The surreal harmony suddenly disintegrated; a shot rang out and a German soldier lay dead. Jünger tells of both sides scurrying back to their trenches whereupon he called out that he wanted to speak with an officer. Several British soldiers went back and later returned with ‘a young man from their firing trench with a somewhat more ornate cap.’ For ease of exchange, they spoke in French. Ernst Jünger castigated the officer for such a deceitful shot. The Officer said it was from the rifle of a soldier in a different Company and not his. When shots hit the ground close to him, the British Officer called out:
‘Il y a des cochons aussi chez vous!’
Jünger wrote that he would have liked to have exchanged souvenirs, but the two men had agreed that war would recommence three minutes after their negotiations ceased. After the talks ended, the German artillery began firing, but once again Jünger was astounded. Stretchers were being carried by the British into the open ground and all firing ceased once more. Jünger wrote that he was very proud of his troops. He said: ‘The Commandant, Colonel Von Oppen, did not approve of our fraternising, but I thought it great fun.’
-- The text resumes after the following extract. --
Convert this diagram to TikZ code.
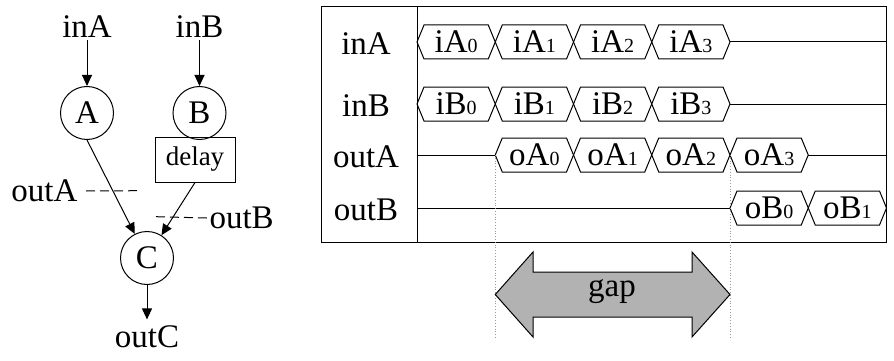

Jünger’s writing also identifies the British regiment involved in this sportsmanlike exchange. In chapter 5, Trench Warfare, Day-by-Day he wrote:
‘From the British cap-badges seen that day, we were able to tell that the regiment facing ours were the Hindustani Leicestershires.’
Hindoostan was super-scribed on the cap badge in recognition of the Regiment’s commendable conduct whilst serving in India between 1804 and 1823.
As Christmas approached the weather worsened and according to Jünger’s diary for 23rd December 1915:
‘Mud and filth are getting the better of us. This morning at three o’clock an enormous deposit came down at the entrance to my dugout. I had to employ three men, who were barely able to bale the water that poured like a freshet into my dugout. Our trench is drowning, the morass is now up to our navels, it’s desperate. On the right edge of our frontage another corpse has begun to appear, so far just the legs.’
Christmas Eve 1915:
‘We spent Christmas Eve in the line, and, standing in the mud, sang hymns, to which the British responded with machine-gun fire.’ The War Diary suggests it was sniper fire.
On Christmas Day Jünger wrote:
‘We lost one man to a ricochet in the head. Immediately afterwards the British attempted a friendly gesture by hauling a Christmas tree up on their traverse, but our angry troops quickly shot it down again, to which Tommy replied with rifle grenades. It was all in all a less than merry Christmas.’
Whilst there is some discontent with Ernst Jünger’s account, and perhaps what happened in December 1915 cannot be considered an accomplished truce but a series of fraternisations, this account is about a fellowship and has culminated in two opposing officers being able to find a personal truce through the written word.
Karen Ette, August 2014, abridged version December 2014.
 Chris Baker, The Truce: The Day The War Stopped (Stroud: Amberley, 2014)
 Matthew Richardson, Fighting Tigers: Epic Actions of the Royal Leicestershire Regiment (Barnsley: Pen and Sword, 2002), p. 85.
 Ernst Jünger, Storm of Steel (London: Penguin, 2004)
 Jünger, p. 57.
 ‘There are some swine on your side too!’ Jünger, Storm of Steel, p. 57.
 Jünger, p. 58.
 Jünger, p. 58
 Jünger, p. 58-59. The War Diary confirms that rifle grenades were fired by the Leicestershire Regiment.